It is time to vote.
No, not in the huge election next month, but the big one for the Arkansas Sports Hall of Fame.
Ballots have been sent out and are due Oct. 31. Like always, it is not an easy vote because there are so many qualified candidates.
While reading the bios that accompany the ballot, several stood out.
Like Jesse Mason, who only hard-core sports fans would have heard about because he came along before African-Americans were playing at most of the larger schools, especially in the south.
Mason played for UAPB — then known as Arkansas Agriculture, Mechanical and Normal College — and was selected All-SWAC three times.
Those who remember him say he would have averaged at least 50% more points if there had been a three-point line in his day. They say his shooting range was where he stepped into the gym.
As a junior, he averaged 24.3 points per game. As a senior, he increased it ot 25.2 ppg.
He is one of a select few who had his number retired and has been inducted into the UAPB and SWAC halls of fame.
Mason is an Air Force veteran, former teacher and coach, and he has served as Little Rock’s vice mayor and on the airport commission.
Another should-be household name in the world of perspiring arts is Billy Joe Murray.
As a coach, Murray won seven state boys basketball championships and more than 1,100 games.
He coached for 38 years at Crawfordsville and Earle. Most years he coached both the junior and high school teams.
Murray also had an outstanding career as a player at Morrilton High for John Widner, then at Arkansas Tech University.
At 6-3, Murray played center in high school but switched to guard at Tech, where he ranks seventh in career scoring, fifth in career field goals, and third in field goal and free throw attempts.
In an era when the Arkansas Intercollegiate Conference was as respected as the Southwest Conference (prior to Eddie Sutton becoming the head coach for the Arkansas Razorbacks), Murray was a two-time All-AIC selection.
Both are on the senior list of the ASHOF ballot, which is loaded with viable candidates but none more so than these two guys who devoted their lives to making Arkansas a better place to live.
On the regular ballot there are dozens of qualified former athletes, coaches and administrators. One probably has been overlooked in years’ past, maybe because his last name starts with a “W” and his candidate bio falls in the back.

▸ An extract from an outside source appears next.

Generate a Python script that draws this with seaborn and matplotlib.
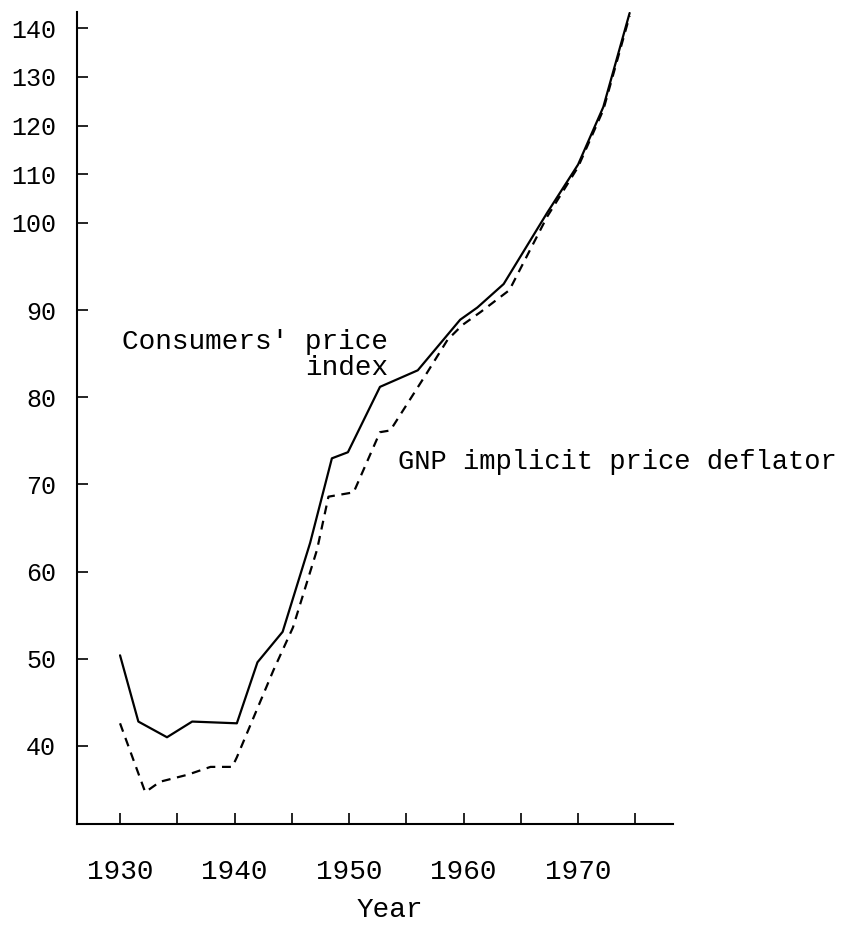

ASHOF Executive Director Terri Johnson decided this year to send the ballots out in reverse alphabetical order as a test to see whether some of those on the final pages were being overlooked.
So Jimmy Walker — who Dan Hampton claims was the best defensive tackle he ever played with — is first on the list.
He played for the Razorbacks from 1975-78, and he still ranks No. 4 in all-time career tackles for a loss. During his junior and senior seasons he totaled 34 tackles for loss, and he was named All-SWC both years.
As a senior, he was named first-team All-American and the outstanding defensive player of the Fiesta Bowl. He started for the Hogs in their win over Oklahoma in 1978.
Walker was selected to the 1970s Razorback All-Decade team. After college, he played for the Edmonton Eskimos in the Canadian Football League, where he helped them win the Grey Cup.
This column is not necessarily meant to promote one player over the others, but to point out what a great class the Arkansas Sports Hall of Fame is destined to have in April.